* [SHORT PROBLEM] Write the data out again, character for character, with no images.

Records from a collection
========================================

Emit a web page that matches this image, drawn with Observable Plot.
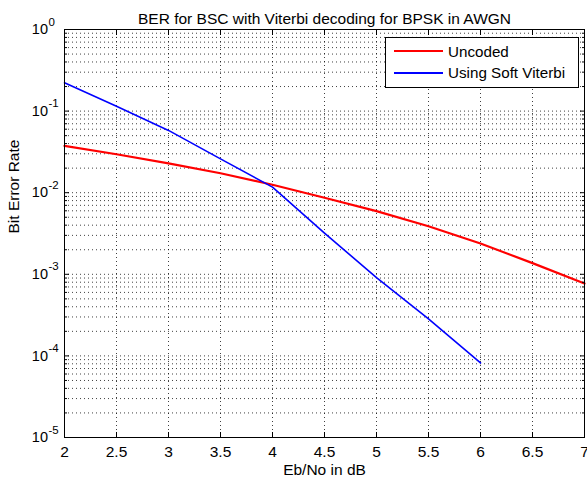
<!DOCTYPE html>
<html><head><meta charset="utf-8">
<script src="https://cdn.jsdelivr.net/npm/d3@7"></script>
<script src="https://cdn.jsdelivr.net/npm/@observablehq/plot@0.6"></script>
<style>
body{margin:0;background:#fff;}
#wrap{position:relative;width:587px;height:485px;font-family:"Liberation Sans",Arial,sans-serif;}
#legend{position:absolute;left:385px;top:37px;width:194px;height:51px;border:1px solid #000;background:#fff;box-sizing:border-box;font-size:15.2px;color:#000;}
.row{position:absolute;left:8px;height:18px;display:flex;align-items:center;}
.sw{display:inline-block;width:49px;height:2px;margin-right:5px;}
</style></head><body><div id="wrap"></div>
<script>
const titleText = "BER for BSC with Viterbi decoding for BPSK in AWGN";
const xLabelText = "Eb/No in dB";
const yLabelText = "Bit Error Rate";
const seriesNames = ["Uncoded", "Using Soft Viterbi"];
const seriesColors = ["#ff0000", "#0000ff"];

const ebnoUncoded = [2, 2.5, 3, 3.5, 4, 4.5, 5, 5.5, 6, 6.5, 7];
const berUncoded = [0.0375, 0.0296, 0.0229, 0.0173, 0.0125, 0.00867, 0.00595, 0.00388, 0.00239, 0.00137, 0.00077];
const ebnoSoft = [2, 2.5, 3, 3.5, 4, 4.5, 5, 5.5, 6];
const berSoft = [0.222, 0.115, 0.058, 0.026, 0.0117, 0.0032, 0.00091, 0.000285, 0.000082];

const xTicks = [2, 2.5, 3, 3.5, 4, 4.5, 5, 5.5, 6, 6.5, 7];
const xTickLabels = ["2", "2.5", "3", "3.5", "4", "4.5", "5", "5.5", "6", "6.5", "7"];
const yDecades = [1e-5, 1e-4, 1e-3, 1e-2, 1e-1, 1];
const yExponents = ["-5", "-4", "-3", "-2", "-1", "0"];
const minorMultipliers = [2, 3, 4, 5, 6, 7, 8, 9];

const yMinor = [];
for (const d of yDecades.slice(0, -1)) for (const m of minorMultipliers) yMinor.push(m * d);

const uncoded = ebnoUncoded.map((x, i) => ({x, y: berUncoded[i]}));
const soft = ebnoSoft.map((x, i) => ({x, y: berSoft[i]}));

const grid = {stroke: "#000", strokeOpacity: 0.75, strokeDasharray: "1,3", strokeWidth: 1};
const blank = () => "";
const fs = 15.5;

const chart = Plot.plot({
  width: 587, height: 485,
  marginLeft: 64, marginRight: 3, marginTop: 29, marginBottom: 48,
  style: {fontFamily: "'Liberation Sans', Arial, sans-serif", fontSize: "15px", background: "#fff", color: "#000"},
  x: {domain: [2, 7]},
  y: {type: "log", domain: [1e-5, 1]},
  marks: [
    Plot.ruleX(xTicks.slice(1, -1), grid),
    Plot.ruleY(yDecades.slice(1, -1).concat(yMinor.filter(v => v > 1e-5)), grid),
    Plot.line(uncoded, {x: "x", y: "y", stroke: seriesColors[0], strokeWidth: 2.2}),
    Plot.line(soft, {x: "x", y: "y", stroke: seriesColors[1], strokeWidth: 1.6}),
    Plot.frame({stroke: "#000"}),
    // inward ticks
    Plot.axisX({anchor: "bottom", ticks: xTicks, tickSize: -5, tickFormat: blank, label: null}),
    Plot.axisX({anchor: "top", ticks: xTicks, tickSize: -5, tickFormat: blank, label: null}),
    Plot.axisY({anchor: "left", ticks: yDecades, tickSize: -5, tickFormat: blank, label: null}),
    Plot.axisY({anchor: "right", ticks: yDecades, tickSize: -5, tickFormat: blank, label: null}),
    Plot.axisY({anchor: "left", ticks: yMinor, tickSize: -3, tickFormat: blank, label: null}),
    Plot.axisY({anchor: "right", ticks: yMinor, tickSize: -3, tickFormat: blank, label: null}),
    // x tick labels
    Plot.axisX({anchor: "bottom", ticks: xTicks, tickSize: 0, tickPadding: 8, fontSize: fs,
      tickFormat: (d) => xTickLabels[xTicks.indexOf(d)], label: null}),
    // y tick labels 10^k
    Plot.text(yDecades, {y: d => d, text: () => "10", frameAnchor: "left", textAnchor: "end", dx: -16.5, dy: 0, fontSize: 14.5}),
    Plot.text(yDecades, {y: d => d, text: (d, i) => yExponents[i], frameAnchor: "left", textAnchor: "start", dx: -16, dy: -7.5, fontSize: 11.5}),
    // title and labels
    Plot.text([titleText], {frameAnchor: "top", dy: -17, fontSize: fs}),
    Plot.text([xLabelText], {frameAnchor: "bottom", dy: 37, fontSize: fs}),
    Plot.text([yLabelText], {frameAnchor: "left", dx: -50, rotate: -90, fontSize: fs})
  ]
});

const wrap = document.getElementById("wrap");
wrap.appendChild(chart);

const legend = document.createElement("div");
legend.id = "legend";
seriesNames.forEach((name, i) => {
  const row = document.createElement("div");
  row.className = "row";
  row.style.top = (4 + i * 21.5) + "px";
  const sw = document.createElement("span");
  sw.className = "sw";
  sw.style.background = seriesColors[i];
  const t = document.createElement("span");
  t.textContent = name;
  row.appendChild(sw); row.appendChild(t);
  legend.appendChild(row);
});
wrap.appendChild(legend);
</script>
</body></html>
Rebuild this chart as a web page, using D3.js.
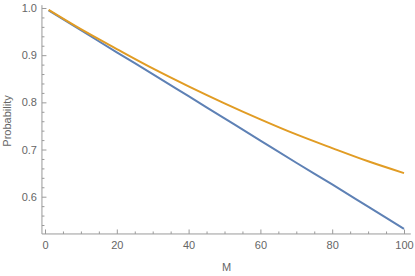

========================================

* [FULL OUTPUT]
Emit a web page that matches this image, drawn with Observable Plot.
<!DOCTYPE html>
<html><head><meta charset="utf-8">
<script src="https://cdn.jsdelivr.net/npm/d3@7"></script>
<script src="https://cdn.jsdelivr.net/npm/@observablehq/plot@0.6"></script>
<style>
body{margin:0;background:#fff;}
#wrap{position:relative;width:587px;height:485px;font-family:"Liberation Sans",Arial,sans-serif;}
#legend{position:absolute;left:385px;top:37px;width:194px;height:51px;border:1px solid #000;background:#fff;box-sizing:border-box;font-size:15.2px;color:#000;}
.row{position:absolute;left:8px;height:18px;display:flex;align-items:center;}
.sw{display:inline-block;width:49px;height:2px;margin-right:5px;}
</style></head><body><div id="wrap"></div>
<script>
const titleText = "BER for BSC with Viterbi decoding for BPSK in AWGN";
const xLabelText = "Eb/No in dB";
const yLabelText = "Bit Error Rate";
const seriesNames = ["Uncoded", "Using Soft Viterbi"];
const seriesColors = ["#ff0000", "#0000ff"];

const ebnoUncoded = [2, 2.5, 3, 3.5, 4, 4.5, 5, 5.5, 6, 6.5, 7];
const berUncoded = [0.0375, 0.0296, 0.0229, 0.0173, 0.0125, 0.00867, 0.00595, 0.00388, 0.00239, 0.00137, 0.00077];
const ebnoSoft = [2, 2.5, 3, 3.5, 4, 4.5, 5, 5.5, 6];
const berSoft = [0.222, 0.115, 0.058, 0.026, 0.0117, 0.0032, 0.00091, 0.000285, 0.000082];

const xTicks = [2, 2.5, 3, 3.5, 4, 4.5, 5, 5.5, 6, 6.5, 7];
const xTickLabels = ["2", "2.5", "3", "3.5", "4", "4.5", "5", "5.5", "6", "6.5", "7"];
const yDecades = [1e-5, 1e-4, 1e-3, 1e-2, 1e-1, 1];
const yExponents = ["-5", "-4", "-3", "-2", "-1", "0"];
const minorMultipliers = [2, 3, 4, 5, 6, 7, 8, 9];

const yMinor = [];
for (const d of yDecades.slice(0, -1)) for (const m of minorMultipliers) yMinor.push(m * d);

const uncoded = ebnoUncoded.map((x, i) => ({x, y: berUncoded[i]}));
const soft = ebnoSoft.map((x, i) => ({x, y: berSoft[i]}));

const grid = {stroke: "#000", strokeOpacity: 0.75, strokeDasharray: "1,3", strokeWidth: 1};
const blank = () => "";
const fs = 15.5;

const chart = Plot.plot({
  width: 587, height: 485,
  marginLeft: 64, marginRight: 3, marginTop: 29, marginBottom: 48,
  style: {fontFamily: "'Liberation Sans', Arial, sans-serif", fontSize: "15px", background: "#fff", color: "#000"},
  x: {domain: [2, 7]},
  y: {type: "log", domain: [1e-5, 1]},
  marks: [
    Plot.ruleX(xTicks.slice(1, -1), grid),
    Plot.ruleY(yDecades.slice(1, -1).concat(yMinor.filter(v => v > 1e-5)), grid),
    Plot.line(uncoded, {x: "x", y: "y", stroke: seriesColors[0], strokeWidth: 2.2}),
    Plot.line(soft, {x: "x", y: "y", stroke: seriesColors[1], strokeWidth: 1.6}),
    Plot.frame({stroke: "#000"}),
    // inward ticks
    Plot.axisX({anchor: "bottom", ticks: xTicks, tickSize: -5, tickFormat: blank, label: null}),
    Plot.axisX({anchor: "top", ticks: xTicks, tickSize: -5, tickFormat: blank, label: null}),
    Plot.axisY({anchor: "left", ticks: yDecades, tickSize: -5, tickFormat: blank, label: null}),
    Plot.axisY({anchor: "right", ticks: yDecades, tickSize: -5, tickFormat: blank, label: null}),
    Plot.axisY({anchor: "left", ticks: yMinor, tickSize: -3, tickFormat: blank, label: null}),
    Plot.axisY({anchor: "right", ticks: yMinor, tickSize: -3, tickFormat: blank, label: null}),
    // x tick labels
    Plot.axisX({anchor: "bottom", ticks: xTicks, tickSize: 0, tickPadding: 8, fontSize: fs,
      tickFormat: (d) => xTickLabels[xTicks.indexOf(d)], label: null}),
    // y tick labels 10^k
    Plot.text(yDecades, {y: d => d, text: () => "10", frameAnchor: "left", textAnchor: "end", dx: -16.5, dy: 0, fontSize: 14.5}),
    Plot.text(yDecades, {y: d => d, text: (d, i) => yExponents[i], frameAnchor: "left", textAnchor: "start", dx: -16, dy: -7.5, fontSize: 11.5}),
    // title and labels
    Plot.text([titleText], {frameAnchor: "top", dy: -17, fontSize: fs}),
    Plot.text([xLabelText], {frameAnchor: "bottom", dy: 37, fontSize: fs}),
    Plot.text([yLabelText], {frameAnchor: "left", dx: -50, rotate: -90, fontSize: fs})
  ]
});

const wrap = document.getElementById("wrap");
wrap.appendChild(chart);

const legend = document.createElement("div");
legend.id = "legend";
seriesNames.forEach((name, i) => {
  const row = document.createElement("div");
  row.className = "row";
  row.style.top = (4 + i * 21.5) + "px";
  const sw = document.createElement("span");
  sw.className = "sw";
  sw.style.background = seriesColors[i];
  const t = document.createElement("span");
  t.textContent = name;
  row.appendChild(sw); row.appendChild(t);
  legend.appendChild(row);
});
wrap.appendChild(legend);
</script>
</body></html>
Rebuild this chart as a web page, using D3.js.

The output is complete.